Analistas económicos e políticos são quase unânimes ao considerar que a corrupção foi, de facto, um dos maiores falhanços da Presidência de Dos Santos. Trinta e sete anos depois desse discurso na posse de novos ministros, José Eduardo dos Santos repetia os argumentos, defendendo que o “MPLA deve liderar o combate à corrupção e ao nepotismo” que “minam a imagem do Governo e de Angola”. Ainda em Dezembro do ano passado, num seminário organizado pelo MPLA, o líder do partido voltava à carga: “Nós próprios definimos em tempo oportuno a corrupção como o segundo principal mal que afectava a nossa sociedade depois da guerra, tendo em conta alguns excessos praticados por agentes públicos e privados, que obtinham de forma ilícita vantagens patrimoniais para si ou para terceiros, em prejuízo do bem comum envolvendo sempre uma transgressão da lei e da norma de comportamento social”.

Os ventos da História obrigaram-no a mudar o rumo. De uma economia planificada, obedecendo às directrizes ideológicas do marxismo-leninismo, Angola saltou para o mercado livre, mas com uma forte presença do Estado. José Eduardo dos Santos implementou vários programas económicos.  A inflação na década de 1980 levou a três trocas da moeda durante a década de19 90. Deixou de circular o ‘velho’ kwanza em favor dos novos kwanzas (NKZ). Em 1995, passou a circular o kwanza reajustado (KZR), e em 1999 reaparece o actual kwanza.

A ‘diversificação da economia’, muito por força da crise iniciada em 2014, entrou no vocabulário da governação para combater a excessiva dependência do petróleo. Apoio à agricultura, captação de investimentos estrangeiros, procura de melhorar as infra-estruturas e sobretudo o incentivo à criação de empresas entram nas preocupações governamentais.

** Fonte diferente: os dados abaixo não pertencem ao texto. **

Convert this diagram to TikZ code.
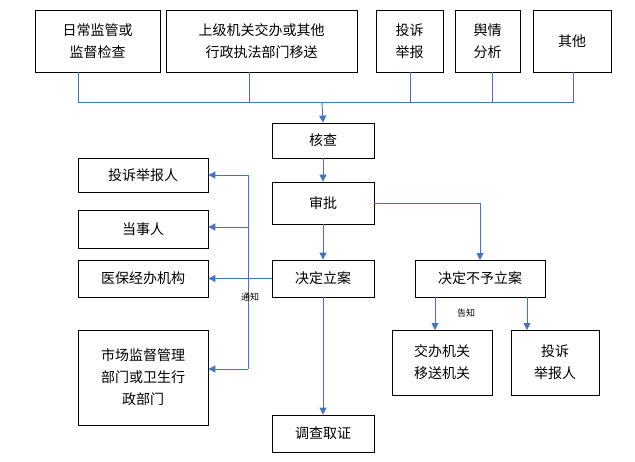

Nas questões sociais, José Eduardo dos Santos apostou tudo nas centralidades e nos programas de combate à fome e à pobreza. O Kilamba é uma imagem que lhe fica colada, mas o ainda líder do MPLA queria implementar uma centralidade, pelo menos, em cada província. Na sua mais recente entrevista, ao canal português SIC, admitiu dedicar-se a iniciativas sociais, usando a Fundação Eduardo dos Santos (FESA) que ele criou para esses fins.

Na diplomacia, foi um pragmático. Fleumático nas relações e declarações públicas, conseguiu, apesar das pressões internacionais de todo o tipo, manter relações com todos os países. Sobretudo com as grandes potências, EUA, URSS (mais tarde, Rússia) e China. Recebe, de braços abertos, os investimentos chineses e incentiva a entrada da China na economia angolana. Antes disso, é reconhecido como o poder legítimo em Angola, pelas grandes potências, em especial, os EUA, não obstante enfrentar uma guerra civil no território nacional.

Ganha a guerra e, magnânimo, acolhe os vencidos, outrora derrotados, dando-lhes um tratamento especial. Enfrentou, por isso, oposição de parte do MPLA. Durante algum tempo, não se livrou de ser acusado, dentro do partido, de ter sido permissivo no tratamento a Jonas Savimbi.

De novo, a diplomacia permitiu-lhe captar apoios militares de Israel e da antiga Executive Outcomes, da África do Sul, que foram decisivos para derrotar a UNITA.